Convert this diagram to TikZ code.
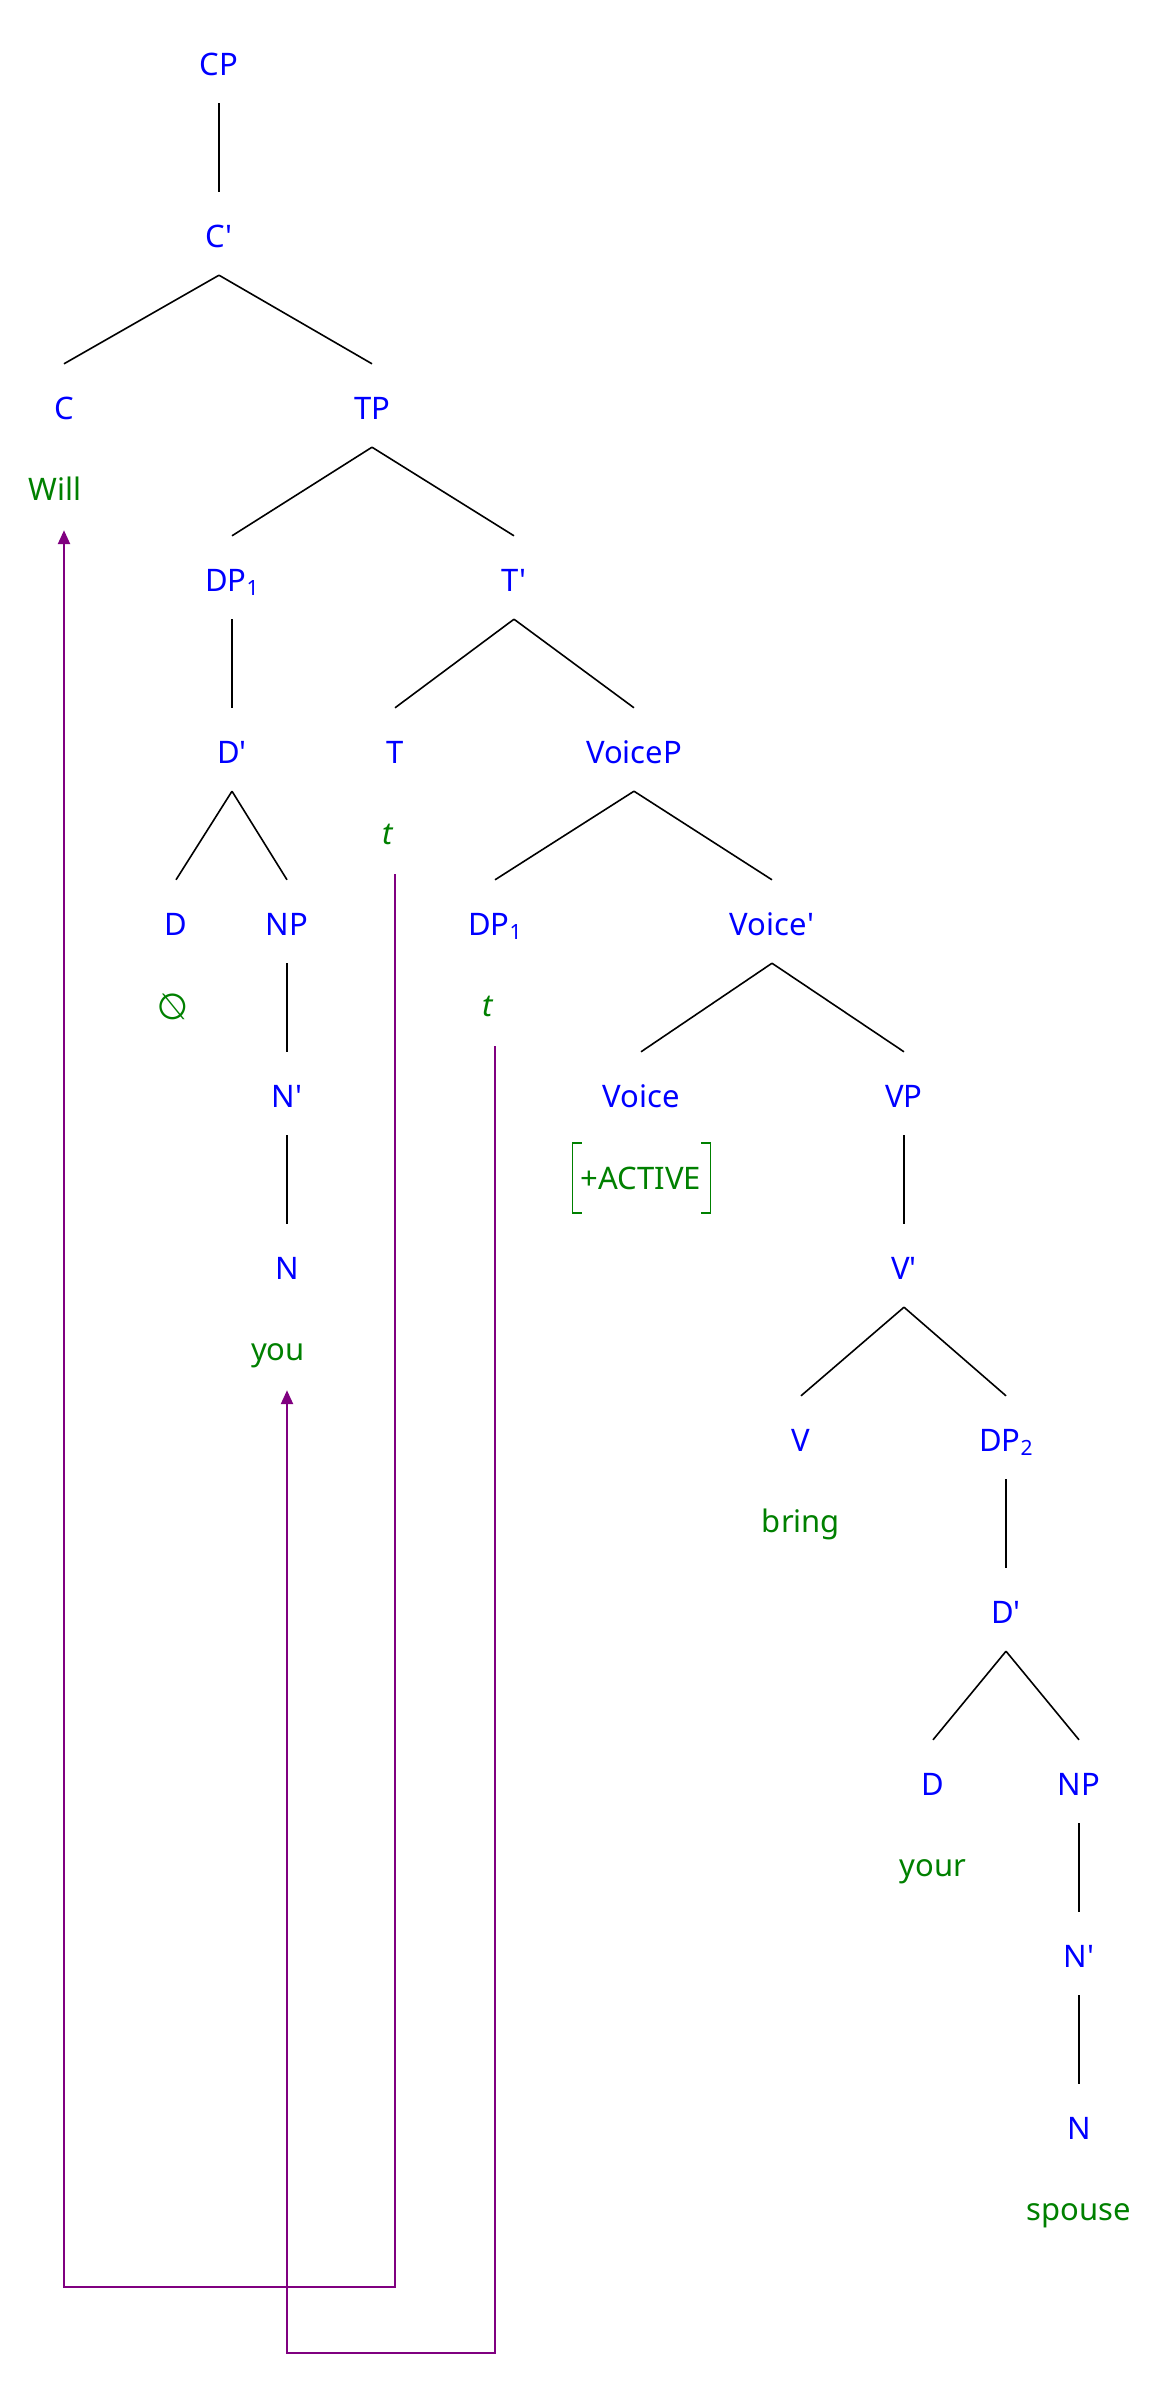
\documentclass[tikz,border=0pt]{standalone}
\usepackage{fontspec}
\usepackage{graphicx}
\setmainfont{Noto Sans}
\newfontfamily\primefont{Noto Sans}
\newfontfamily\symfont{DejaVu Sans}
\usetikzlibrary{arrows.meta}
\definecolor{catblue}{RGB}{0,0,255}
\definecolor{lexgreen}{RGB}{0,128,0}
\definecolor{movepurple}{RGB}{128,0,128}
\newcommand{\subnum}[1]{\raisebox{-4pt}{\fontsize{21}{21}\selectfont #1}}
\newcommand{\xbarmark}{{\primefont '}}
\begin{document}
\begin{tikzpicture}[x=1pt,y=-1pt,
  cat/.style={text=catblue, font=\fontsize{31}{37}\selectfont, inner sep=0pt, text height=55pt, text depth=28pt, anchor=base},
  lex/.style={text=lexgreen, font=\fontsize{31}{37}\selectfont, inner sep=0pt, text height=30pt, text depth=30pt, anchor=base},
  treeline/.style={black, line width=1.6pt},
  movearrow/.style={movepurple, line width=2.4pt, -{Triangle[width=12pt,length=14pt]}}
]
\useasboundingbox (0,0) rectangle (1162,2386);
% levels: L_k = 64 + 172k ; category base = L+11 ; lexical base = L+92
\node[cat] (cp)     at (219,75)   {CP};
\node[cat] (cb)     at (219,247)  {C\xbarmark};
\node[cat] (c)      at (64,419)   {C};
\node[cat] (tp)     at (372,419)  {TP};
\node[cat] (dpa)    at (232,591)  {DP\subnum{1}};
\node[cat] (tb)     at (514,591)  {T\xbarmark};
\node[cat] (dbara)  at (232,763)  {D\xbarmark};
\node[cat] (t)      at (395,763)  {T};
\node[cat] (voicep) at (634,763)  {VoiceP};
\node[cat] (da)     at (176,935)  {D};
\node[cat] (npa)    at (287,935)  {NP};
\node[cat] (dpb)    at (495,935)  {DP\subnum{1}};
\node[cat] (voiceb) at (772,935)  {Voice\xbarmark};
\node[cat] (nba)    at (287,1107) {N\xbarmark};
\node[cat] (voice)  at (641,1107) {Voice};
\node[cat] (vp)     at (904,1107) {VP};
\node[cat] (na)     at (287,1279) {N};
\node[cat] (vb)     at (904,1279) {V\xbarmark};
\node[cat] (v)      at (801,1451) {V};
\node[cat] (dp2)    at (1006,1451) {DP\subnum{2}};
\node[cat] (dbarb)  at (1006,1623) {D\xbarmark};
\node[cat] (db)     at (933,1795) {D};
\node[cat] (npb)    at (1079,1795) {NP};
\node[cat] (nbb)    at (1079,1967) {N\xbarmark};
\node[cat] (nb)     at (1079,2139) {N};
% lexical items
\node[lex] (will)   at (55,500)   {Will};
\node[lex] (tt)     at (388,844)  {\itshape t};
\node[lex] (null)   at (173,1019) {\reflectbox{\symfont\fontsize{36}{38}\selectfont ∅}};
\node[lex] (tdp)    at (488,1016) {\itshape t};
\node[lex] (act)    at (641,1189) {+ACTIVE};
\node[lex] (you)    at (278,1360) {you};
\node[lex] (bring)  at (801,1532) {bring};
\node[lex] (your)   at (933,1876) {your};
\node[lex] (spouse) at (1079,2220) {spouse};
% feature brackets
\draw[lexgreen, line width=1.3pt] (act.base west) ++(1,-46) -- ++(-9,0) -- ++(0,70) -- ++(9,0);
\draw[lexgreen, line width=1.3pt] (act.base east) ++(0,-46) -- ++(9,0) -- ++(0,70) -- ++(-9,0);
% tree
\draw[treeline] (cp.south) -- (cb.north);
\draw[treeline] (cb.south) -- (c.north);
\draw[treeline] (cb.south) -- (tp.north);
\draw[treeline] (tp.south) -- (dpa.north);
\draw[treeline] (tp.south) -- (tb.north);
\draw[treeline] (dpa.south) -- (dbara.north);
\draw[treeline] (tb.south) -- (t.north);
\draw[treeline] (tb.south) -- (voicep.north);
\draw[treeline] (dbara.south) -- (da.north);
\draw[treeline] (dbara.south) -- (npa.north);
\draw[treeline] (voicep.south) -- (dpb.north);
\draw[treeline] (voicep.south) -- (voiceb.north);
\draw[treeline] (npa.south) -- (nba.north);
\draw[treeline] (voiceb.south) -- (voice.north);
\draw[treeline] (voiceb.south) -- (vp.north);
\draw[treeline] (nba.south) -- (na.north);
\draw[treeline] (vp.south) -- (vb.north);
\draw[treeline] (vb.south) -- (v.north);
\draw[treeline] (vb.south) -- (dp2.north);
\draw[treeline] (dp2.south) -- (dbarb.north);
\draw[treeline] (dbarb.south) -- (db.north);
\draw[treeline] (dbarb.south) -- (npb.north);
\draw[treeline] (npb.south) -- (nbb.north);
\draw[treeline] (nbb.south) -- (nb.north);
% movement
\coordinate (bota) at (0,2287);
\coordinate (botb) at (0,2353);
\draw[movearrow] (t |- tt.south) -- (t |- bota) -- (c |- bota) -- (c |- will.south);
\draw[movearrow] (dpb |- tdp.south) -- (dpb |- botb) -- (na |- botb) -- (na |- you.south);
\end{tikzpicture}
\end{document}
# # #
• Aim
Extract the full listing exactly, with the pictures left out.

• Worked solution
Convert this diagram to TikZ code.
\documentclass[tikz,border=0pt]{standalone}
\usepackage{fontspec}
\usepackage{graphicx}
\setmainfont{Noto Sans}
\newfontfamily\primefont{Noto Sans}
\newfontfamily\symfont{DejaVu Sans}
\usetikzlibrary{arrows.meta}
\definecolor{catblue}{RGB}{0,0,255}
\definecolor{lexgreen}{RGB}{0,128,0}
\definecolor{movepurple}{RGB}{128,0,128}
\newcommand{\subnum}[1]{\raisebox{-4pt}{\fontsize{21}{21}\selectfont #1}}
\newcommand{\xbarmark}{{\primefont '}}
\begin{document}
\begin{tikzpicture}[x=1pt,y=-1pt,
  cat/.style={text=catblue, font=\fontsize{31}{37}\selectfont, inner sep=0pt, text height=55pt, text depth=28pt, anchor=base},
  lex/.style={text=lexgreen, font=\fontsize{31}{37}\selectfont, inner sep=0pt, text height=30pt, text depth=30pt, anchor=base},
  treeline/.style={black, line width=1.6pt},
  movearrow/.style={movepurple, line width=2.4pt, -{Triangle[width=12pt,length=14pt]}}
]
\useasboundingbox (0,0) rectangle (1162,2386);
% levels: L_k = 64 + 172k ; category base = L+11 ; lexical base = L+92
\node[cat] (cp)     at (219,75)   {CP};
\node[cat] (cb)     at (219,247)  {C\xbarmark};
\node[cat] (c)      at (64,419)   {C};
\node[cat] (tp)     at (372,419)  {TP};
\node[cat] (dpa)    at (232,591)  {DP\subnum{1}};
\node[cat] (tb)     at (514,591)  {T\xbarmark};
\node[cat] (dbara)  at (232,763)  {D\xbarmark};
\node[cat] (t)      at (395,763)  {T};
\node[cat] (voicep) at (634,763)  {VoiceP};
\node[cat] (da)     at (176,935)  {D};
\node[cat] (npa)    at (287,935)  {NP};
\node[cat] (dpb)    at (495,935)  {DP\subnum{1}};
\node[cat] (voiceb) at (772,935)  {Voice\xbarmark};
\node[cat] (nba)    at (287,1107) {N\xbarmark};
\node[cat] (voice)  at (641,1107) {Voice};
\node[cat] (vp)     at (904,1107) {VP};
\node[cat] (na)     at (287,1279) {N};
\node[cat] (vb)     at (904,1279) {V\xbarmark};
\node[cat] (v)      at (801,1451) {V};
\node[cat] (dp2)    at (1006,1451) {DP\subnum{2}};
\node[cat] (dbarb)  at (1006,1623) {D\xbarmark};
\node[cat] (db)     at (933,1795) {D};
\node[cat] (npb)    at (1079,1795) {NP};
\node[cat] (nbb)    at (1079,1967) {N\xbarmark};
\node[cat] (nb)     at (1079,2139) {N};
% lexical items
\node[lex] (will)   at (55,500)   {Will};
\node[lex] (tt)     at (388,844)  {\itshape t};
\node[lex] (null)   at (173,1019) {\reflectbox{\symfont\fontsize{36}{38}\selectfont ∅}};
\node[lex] (tdp)    at (488,1016) {\itshape t};
\node[lex] (act)    at (641,1189) {+ACTIVE};
\node[lex] (you)    at (278,1360) {you};
\node[lex] (bring)  at (801,1532) {bring};
\node[lex] (your)   at (933,1876) {your};
\node[lex] (spouse) at (1079,2220) {spouse};
% feature brackets
\draw[lexgreen, line width=1.3pt] (act.base west) ++(1,-46) -- ++(-9,0) -- ++(0,70) -- ++(9,0);
\draw[lexgreen, line width=1.3pt] (act.base east) ++(0,-46) -- ++(9,0) -- ++(0,70) -- ++(-9,0);
% tree
\draw[treeline] (cp.south) -- (cb.north);
\draw[treeline] (cb.south) -- (c.north);
\draw[treeline] (cb.south) -- (tp.north);
\draw[treeline] (tp.south) -- (dpa.north);
\draw[treeline] (tp.south) -- (tb.north);
\draw[treeline] (dpa.south) -- (dbara.north);
\draw[treeline] (tb.south) -- (t.north);
\draw[treeline] (tb.south) -- (voicep.north);
\draw[treeline] (dbara.south) -- (da.north);
\draw[treeline] (dbara.south) -- (npa.north);
\draw[treeline] (voicep.south) -- (dpb.north);
\draw[treeline] (voicep.south) -- (voiceb.north);
\draw[treeline] (npa.south) -- (nba.north);
\draw[treeline] (voiceb.south) -- (voice.north);
\draw[treeline] (voiceb.south) -- (vp.north);
\draw[treeline] (nba.south) -- (na.north);
\draw[treeline] (vp.south) -- (vb.north);
\draw[treeline] (vb.south) -- (v.north);
\draw[treeline] (vb.south) -- (dp2.north);
\draw[treeline] (dp2.south) -- (dbarb.north);
\draw[treeline] (dbarb.south) -- (db.north);
\draw[treeline] (dbarb.south) -- (npb.north);
\draw[treeline] (npb.south) -- (nbb.north);
\draw[treeline] (nbb.south) -- (nb.north);
% movement
\coordinate (bota) at (0,2287);
\coordinate (botb) at (0,2353);
\draw[movearrow] (t |- tt.south) -- (t |- bota) -- (c |- bota) -- (c |- will.south);
\draw[movearrow] (dpb |- tdp.south) -- (dpb |- botb) -- (na |- botb) -- (na |- you.south);
\end{tikzpicture}
\end{document}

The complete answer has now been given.